“Uiteraard was ik ook liever algemeen kampioen geworden”, is Christoff Corten eerlijk na de finish van de finale van het Belcar Endurance Championship in het Noord-Nederlandse Assen. “Maar ik ben enorm trots op het voorbije seizoen, met een titel in een zware klasse, een zege in de 24 Uur van Zolder en de titel van vicekampioen in het Belcar Endurance Championship als resultaat hier vandaag op de slotavond van het seizoen. Ergens is er een gevoel van wat als… maar laat ons zeggen dat we volgend jaar nu weten waarom we racen, ik wil absoluut die titel.”
Voor Christoff Corten, Stienes Longin en Bert Longin werd de finale dus een anticlimax na een schitterend seizoen.
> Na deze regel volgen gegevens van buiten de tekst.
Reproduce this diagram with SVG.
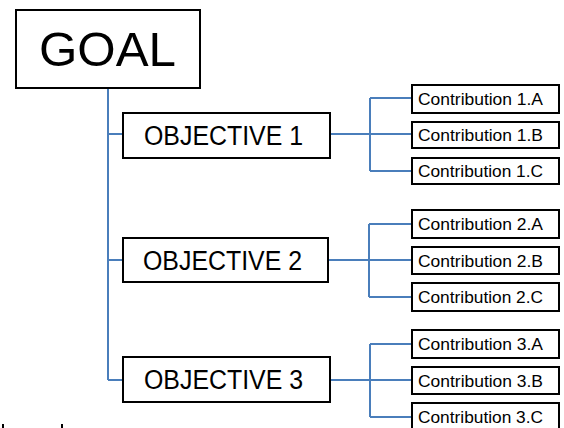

De Norma M20FC, die zo betrouwbaar was, gaf dan toch een krimp en een probleem aan de achterophanging van de Franse prototype maakte een einde aan de titelstrijd in Assen.
Vooraf was geweten dat het niet makkelijk zou worden voor Christoff Corten, Stienes Longin en Bert Longin in de Norma M20FC in de kleuren van Maes Containers. Maar het drietal uit Leuven geeft nooit op voor de vlag gevallen is en met die instelling begonnen ze aan het weekend in het Noord-Nederlandse Assen. De auto stond na de kwalificaties mee vooraan en dus moest nog alles gespeeld worden.
Christoff Corten: “Wij waren erg gemotiveerd, ondanks de moeilijke uitgangspositie. We zouden alles geven en dan wel zien na de race, waar we gestrand zouden zijn. Stienes nam een goed start, ging mee voor de zege tot een probleem met de achterophanging een lange pitstop vereiste. Meteen waren de kansen op de titel weg en was het zeker dat we vicekampioen zouden worden. Ik hou eraan om mijn teamgenoten, Bert en Stienes te bedanken, maar ook Norma, het team Krafft Racing en de mensen van Maes Containers die allemaal samen dit seizoen hebben mogelijk gemaakt. Ik ben trots op wat we bereikt hebben, met de zege in de 24 Uur van Zolder uiteraard als hoogtepunt. Ik kan daar niet veel meer aan toevoegen, want hier valt het doek over het Belcar Endurance Championship 2019. Meer dan, afspraak volgend seizoen, hoeft er niet meer gezegd te worden.”